On December 5, both SAIC-VW and FAW-VW issued boilerplate responses, saying they are aware of the problem, are investigating, and have a solution in the works. But on December 6, the official brand account on Weibo of SAIC-VW likely only added more fuel to the fire when it advised ID customers that the black screen could simply be resolved by long-pressing the power button in the lower-left corner or by restarting the car.    

The context: Software is hard

It was somewhat of an understatement when the VW joint ventures responded that they are “aware” of the software problem. In fact, while the MEB matrix production system follows VW’s long tradition of quality control and excellence in hardware, the company has long struggled with software.

In theory, a company with VW’s enormous layout of manufacturing, supply chains, and capital resources would be well placed to produce EVs. But perhaps exactly because it’s one of the leading traditional fuel vehicle companies, VW has found it difficult to transition to EVs, as have most traditional auto companies. With their conservative mentality, companies like VW are weighed down by vested interests that are firmly tied to the company’s heritage of combustion engines. VW and the other traditional car companies not only started late, but have also been inflexible in going electric. 

Indeed, some of the EVs produced by traditional fuel companies are actually just modified fuel vehicles, the so-called oil-to-electric models, like the BMW i3. This method of placing new wine in old bottles is easy and low-cost, but such models have many problems, not least of which relates to the software. In general, EVs produced by traditional car companies like VW are conservative in terms of computing power. By contrast, vehicles produced by new and dedicated EV manufacturers that are not tied to a heritage of combustion engines have much greater functionality.

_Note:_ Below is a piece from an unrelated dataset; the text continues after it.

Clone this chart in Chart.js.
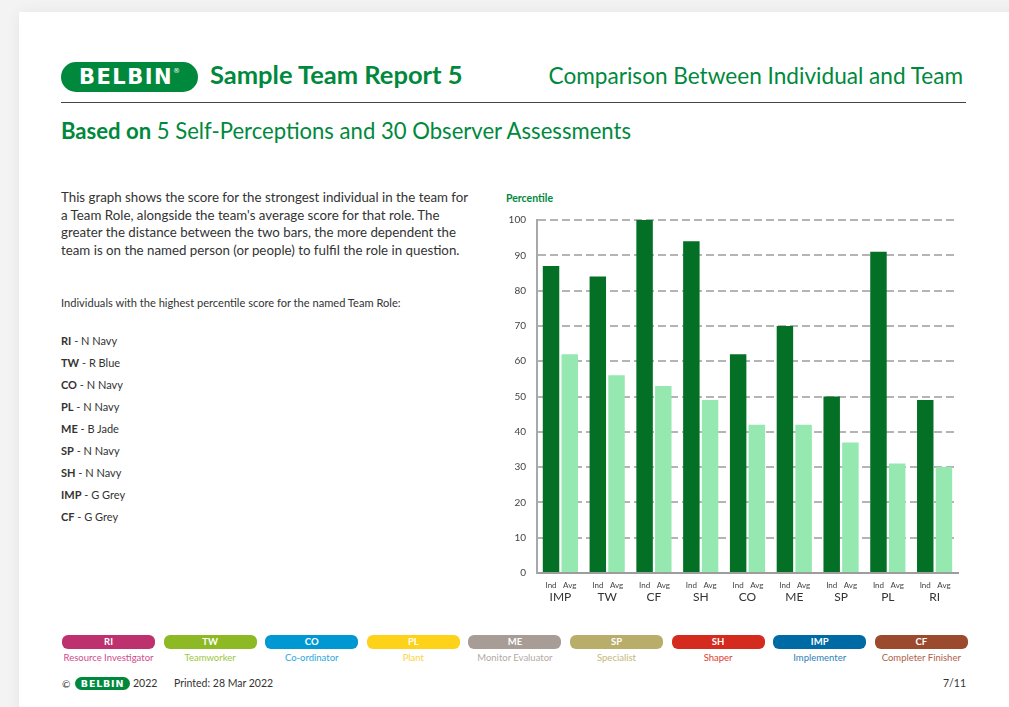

And Chinese customers clearly know this: According to the China Passenger Car Association, in September 2022, directly owned Chinese brands (including EV brands) accounted for 80% of all EV sales in China.

The hardest problem of all is the software, and VW has walked a tortuous journey. On July 1, 2015, VW appointed Herbert Diess as CEO. Diess had a reputation as being very pro-EV, and made the decision for VW to use only self-developed software in all its EVs. Under Diess’s leadership, in 2019, VW established Cariad, a subsidiary solely focused on developing software. 

As a result, VW’s EVs run the self-developed Modularer Infotainment Baukasten (MIB) software system. But it’s very buggy: In July this year, VW had to postpone the launch of several new models due to problems with the software. Indeed, the persistence of software problems was a decisive factor in the firing of Diess as CEO in July. Diess had reportedly upset the Porsche and Piech families by blaming Porsche and Audi for jeopardizing the Cariad project. 

On September 1, Oliver Blume took over as the new CEO, and pointedly remarked on his first day that VW will escalate the development of EVs. Yet Blume made the crucial decision to terminate Diess’s policy of using only self-developed software. In October, Cariad announced an investment of 2.4 billion euros ($2.47 billion) in a new joint venture with Horizon Robotics 北京地平线 (with VW holding 60%), a Chinese software developer focusing on advanced driver assistance systems (ADAS) and autonomous driving.

Perhaps there is hope for VW’s beleaguered EV customers in China yet.